Send each entry back exactly as given, pictures excluded.

==*==

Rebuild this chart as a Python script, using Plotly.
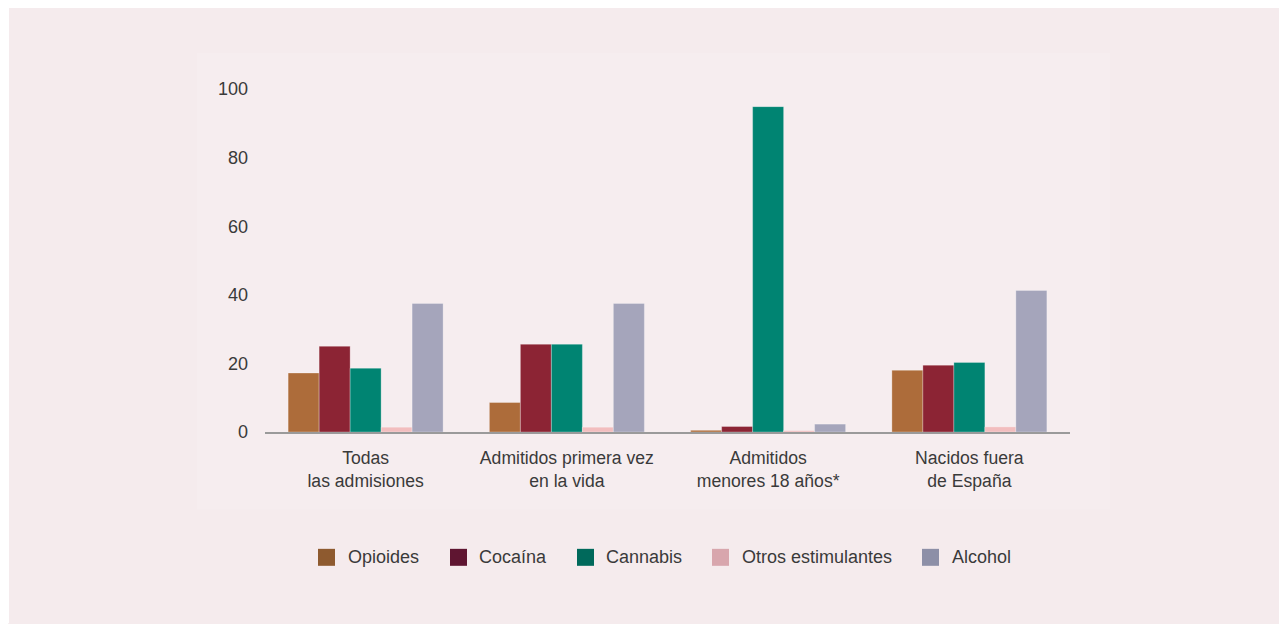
import plotly.graph_objects as go

categories = ["Todas<br>las admisiones", "Admitidos primera vez<br>en la vida",
              "Admitidos<br>menores 18 años*", "Nacidos fuera<br>de España"]
series_names = ["Opioides", "Cocaína", "Cannabis", "Otros estimulantes", "Alcohol"]
opioides = [17.2, 8.6, 0.5, 18.0]
cocaina = [25.0, 25.6, 1.6, 19.5]
cannabis = [18.6, 25.6, 94.9, 20.3]
otros_estimulantes = [1.4, 1.4, 0.4, 1.5]
alcohol = [37.5, 37.5, 2.3, 41.3]
y_ticks = [0, 20, 40, 60, 80, 100]

bar_colors = ["#AD6C3A", "#8C2434", "#008472", "#F2BDBE", "#A5A5BB"]
legend_colors = ["#8E5A2F", "#5F1531", "#00695B", "#D8A6AD", "#8D8FA7"]
values = [opioides, cocaina, cannabis, otros_estimulantes, alcohol]

# page has an 8px body margin, so the figure is placed at (8, 8)
OFF = 8
W, H = 1287 - OFF, 624 - OFF
L, R, T, B = 265 - OFF, 1070 - OFF, 72 - OFF, 432.5 - OFF


def px(x):
    return (x - OFF - L) / (R - L)


def py(y):
    return (B - (y - OFF)) / (B - T)


fig = go.Figure()
for name, vals, col in zip(series_names, values, bar_colors):
    fig.add_trace(go.Bar(x=categories, y=vals, name=name, marker_color=col,
                         marker_line=dict(width=0.8, color="rgba(255,255,255,0.35)"),
                         showlegend=False, hoverinfo="y"))

font = "Liberation Sans, Arial, sans-serif"
txt = "#3A3A3A"

shapes = [
    dict(type="rect", xref="paper", yref="paper", layer="below",
         x0=px(0), x1=px(9), y0=py(H + OFF), y1=py(0), fillcolor="#FFFFFF", line_width=0),
    dict(type="rect", xref="paper", yref="paper", layer="below",
         x0=px(197), x1=px(1110), y0=py(510), y1=py(53), fillcolor="#F6EDEF", line_width=0),
]
annotations = []
# manual legend (reference pixel positions of the swatches and labels)
legend_sw_x = [318, 450, 577, 712, 922]
legend_txt_x = [347, 478, 605, 741, 951]
leg_y = 558
for name, col, sx, tx in zip(series_names, legend_colors, legend_sw_x, legend_txt_x):
    shapes.append(dict(type="rect", xref="paper", yref="paper",
                       x0=px(sx), x1=px(sx + 17), y0=py(leg_y + 8.5), y1=py(leg_y - 8.5),
                       fillcolor=col, line_width=0))
    annotations.append(dict(text=name, xref="paper", yref="paper", x=px(tx - 1), y=py(leg_y),
                            xanchor="left", yanchor="middle", showarrow=False,
                            font=dict(size=18, color=txt, family=font)))

fig.update_layout(
    width=W, height=H,
    margin=dict(l=L, r=W - R, t=T, b=H - B),
    paper_bgcolor="#F5EBED",
    plot_bgcolor="rgba(0,0,0,0)",
    barmode="group", bargap=0.23, bargroupgap=0,
    showlegend=False,
    font=dict(family=font, size=17, color=txt),
    xaxis=dict(showgrid=False, showline=True, linecolor="#9A9A9A", linewidth=2,
               ticks="", tickfont=dict(size=17.6, color=txt), ticklabelstandoff=9,
               range=[-0.5, 3.5], fixedrange=True),
    yaxis=dict(showgrid=False, showline=False, zeroline=False, range=[0, 105],
               tickvals=y_ticks, ticks="", tickfont=dict(size=18, color=txt),
               ticklabelstandoff=16, fixedrange=True),
    shapes=shapes,
    annotations=annotations,
)

fig.write_html("out.html")
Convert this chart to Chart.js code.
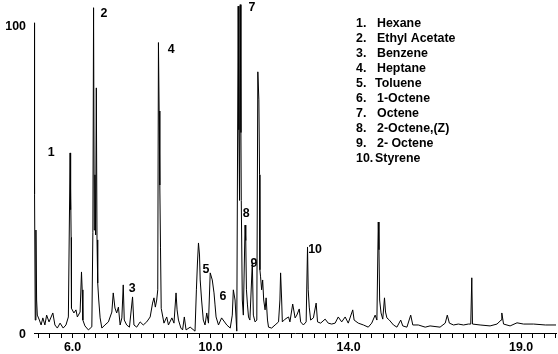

==*==

## CORRECT RESULT
Rebuild this chart as a Python script, using Plotly.
import plotly.graph_objects as go

categories = ["Todas<br>las admisiones", "Admitidos primera vez<br>en la vida",
              "Admitidos<br>menores 18 años*", "Nacidos fuera<br>de España"]
series_names = ["Opioides", "Cocaína", "Cannabis", "Otros estimulantes", "Alcohol"]
opioides = [17.2, 8.6, 0.5, 18.0]
cocaina = [25.0, 25.6, 1.6, 19.5]
cannabis = [18.6, 25.6, 94.9, 20.3]
otros_estimulantes = [1.4, 1.4, 0.4, 1.5]
alcohol = [37.5, 37.5, 2.3, 41.3]
y_ticks = [0, 20, 40, 60, 80, 100]

bar_colors = ["#AD6C3A", "#8C2434", "#008472", "#F2BDBE", "#A5A5BB"]
legend_colors = ["#8E5A2F", "#5F1531", "#00695B", "#D8A6AD", "#8D8FA7"]
values = [opioides, cocaina, cannabis, otros_estimulantes, alcohol]

# page has an 8px body margin, so the figure is placed at (8, 8)
OFF = 8
W, H = 1287 - OFF, 624 - OFF
L, R, T, B = 265 - OFF, 1070 - OFF, 72 - OFF, 432.5 - OFF


def px(x):
    return (x - OFF - L) / (R - L)


def py(y):
    return (B - (y - OFF)) / (B - T)


fig = go.Figure()
for name, vals, col in zip(series_names, values, bar_colors):
    fig.add_trace(go.Bar(x=categories, y=vals, name=name, marker_color=col,
                         marker_line=dict(width=0.8, color="rgba(255,255,255,0.35)"),
                         showlegend=False, hoverinfo="y"))

font = "Liberation Sans, Arial, sans-serif"
txt = "#3A3A3A"

shapes = [
    dict(type="rect", xref="paper", yref="paper", layer="below",
         x0=px(0), x1=px(9), y0=py(H + OFF), y1=py(0), fillcolor="#FFFFFF", line_width=0),
    dict(type="rect", xref="paper", yref="paper", layer="below",
         x0=px(197), x1=px(1110), y0=py(510), y1=py(53), fillcolor="#F6EDEF", line_width=0),
]
annotations = []
# manual legend (reference pixel positions of the swatches and labels)
legend_sw_x = [318, 450, 577, 712, 922]
legend_txt_x = [347, 478, 605, 741, 951]
leg_y = 558
for name, col, sx, tx in zip(series_names, legend_colors, legend_sw_x, legend_txt_x):
    shapes.append(dict(type="rect", xref="paper", yref="paper",
                       x0=px(sx), x1=px(sx + 17), y0=py(leg_y + 8.5), y1=py(leg_y - 8.5),
                       fillcolor=col, line_width=0))
    annotations.append(dict(text=name, xref="paper", yref="paper", x=px(tx - 1), y=py(leg_y),
                            xanchor="left", yanchor="middle", showarrow=False,
                            font=dict(size=18, color=txt, family=font)))

fig.update_layout(
    width=W, height=H,
    margin=dict(l=L, r=W - R, t=T, b=H - B),
    paper_bgcolor="#F5EBED",
    plot_bgcolor="rgba(0,0,0,0)",
    barmode="group", bargap=0.23, bargroupgap=0,
    showlegend=False,
    font=dict(family=font, size=17, color=txt),
    xaxis=dict(showgrid=False, showline=True, linecolor="#9A9A9A", linewidth=2,
               ticks="", tickfont=dict(size=17.6, color=txt), ticklabelstandoff=9,
               range=[-0.5, 3.5], fixedrange=True),
    yaxis=dict(showgrid=False, showline=False, zeroline=False, range=[0, 105],
               tickvals=y_ticks, ticks="", tickfont=dict(size=18, color=txt),
               ticklabelstandoff=16, fixedrange=True),
    shapes=shapes,
    annotations=annotations,
)

fig.write_html("out.html")
Convert this chart to Chart.js code.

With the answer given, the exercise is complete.